Collected data
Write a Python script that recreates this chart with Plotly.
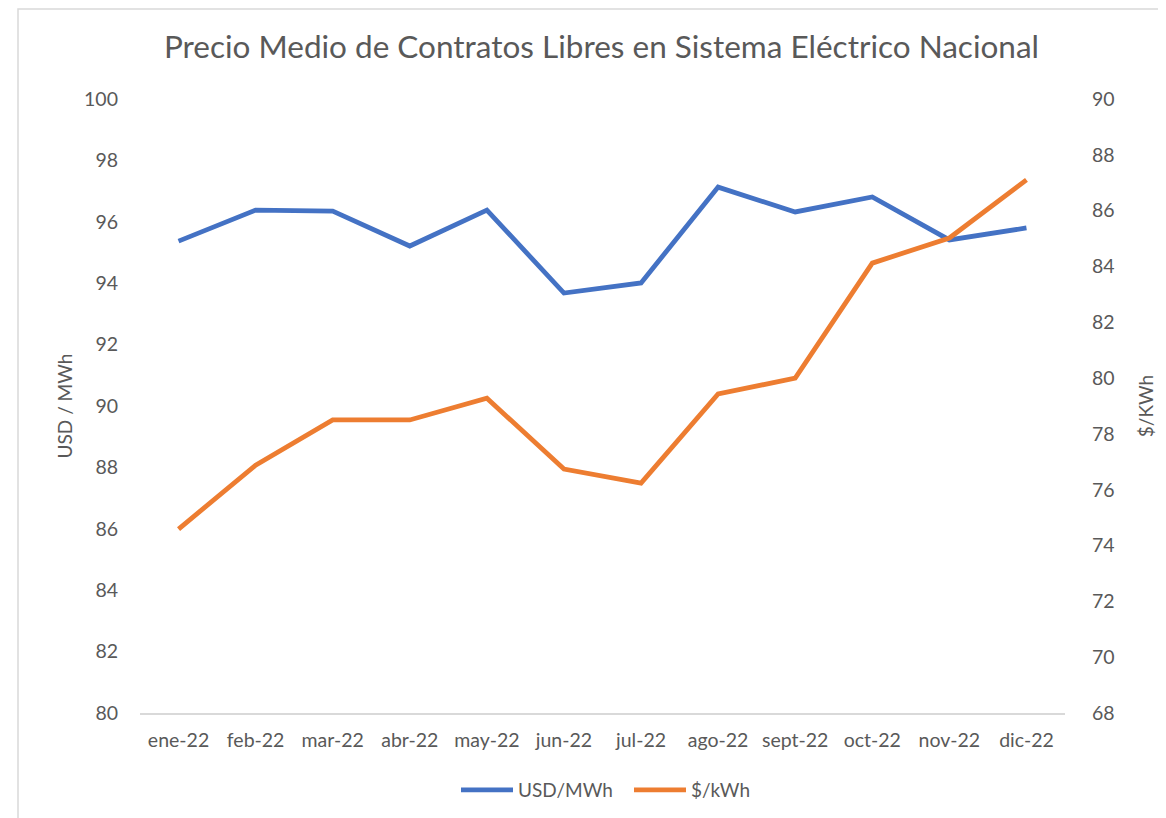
import plotly.graph_objects as go

months = ["ene-22", "feb-22", "mar-22", "abr-22", "may-22", "jun-22",
          "jul-22", "ago-22", "sept-22", "oct-22", "nov-22", "dic-22"]
usd_mwh = [95.37, 96.38, 96.35, 95.21, 96.38, 93.68, 94.01, 97.13, 96.32, 96.81, 95.41, 95.80]
clp_kwh = [74.59, 76.88, 78.50, 78.50, 79.28, 76.74, 76.24, 79.43, 80.00, 84.12, 85.02, 87.10]

FONT = "Lato"
TXT = "#595959"

W, H = 1158, 810
L, R, T, B = 132, 101, 91, 105
PW, PH = W - L - R, H - T - B

fig = go.Figure()
fig.add_trace(go.Scatter(x=months, y=usd_mwh, name="USD/MWh", mode="lines",
                         line=dict(color="#4472C4", width=4.8)))
fig.add_trace(go.Scatter(x=months, y=clp_kwh, name="$/kWh", mode="lines", yaxis="y2",
                         line=dict(color="#ED7D31", width=4.8)))

fig.update_layout(
    width=W, height=H,
    margin=dict(l=L, r=R, t=T, b=B, autoexpand=False),
    paper_bgcolor="white", plot_bgcolor="white",
    font=dict(family=FONT, color=TXT, size=19),
    title=dict(text="Precio Medio de Contratos Libres en Sistema Eléctrico Nacional",
               x=0.5125, xanchor="center", y=0.952, yanchor="middle",
               font=dict(size=31.5, color=TXT, family=FONT)),
    xaxis=dict(showgrid=False, showline=True, linecolor="#d9d9d9", linewidth=1.5,
               range=[-0.5, 11.5], automargin=False,
               ticks="", tickfont=dict(size=19.5, color=TXT), ticklabelstandoff=9),
    yaxis=dict(range=[80, 100], dtick=2, showgrid=False, zeroline=False, ticks="",
               automargin=False,
               tickfont=dict(size=19.5, color=TXT), ticklabelstandoff=21,
               title=dict(text="USD / MWh", font=dict(size=19, color=TXT), standoff=6)),
    yaxis2=dict(range=[68, 90], dtick=2, overlaying="y", side="right", showgrid=False,
                zeroline=False, ticks="", automargin=False,
                tickfont=dict(size=19.5, color=TXT), ticklabelstandoff=26,
                title=dict(text="$/KWh", font=dict(size=19, color=TXT), standoff=26)),
    legend=dict(orientation="h", xref="container", x=(462 - 8 - 6) / W, xanchor="left",
                yref="container", y=1 - 782 / H, yanchor="middle",
                font=dict(size=19, color=TXT), itemwidth=52,
                entrywidth=106, entrywidthmode="pixels"),
    showlegend=True,
)

# chart frame (light grey border, partially cropped)
fig.add_shape(type="rect", xref="paper", yref="paper",
              x0=(10 - L) / PW, x1=(W + 50 - L) / PW,
              y0=-(H + 50 - T - PH) / PH, y1=(T + PH - 1) / PH,
              line=dict(color="#d9d9d9", width=1.5), layer="below")

fig.write_html("out.html")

Aim of the task
Identify lines with the string "chart". Copy each one.

Correct result
Write a Python script that recreates this chart with Plotly.
# chart frame (light grey border, partially cropped)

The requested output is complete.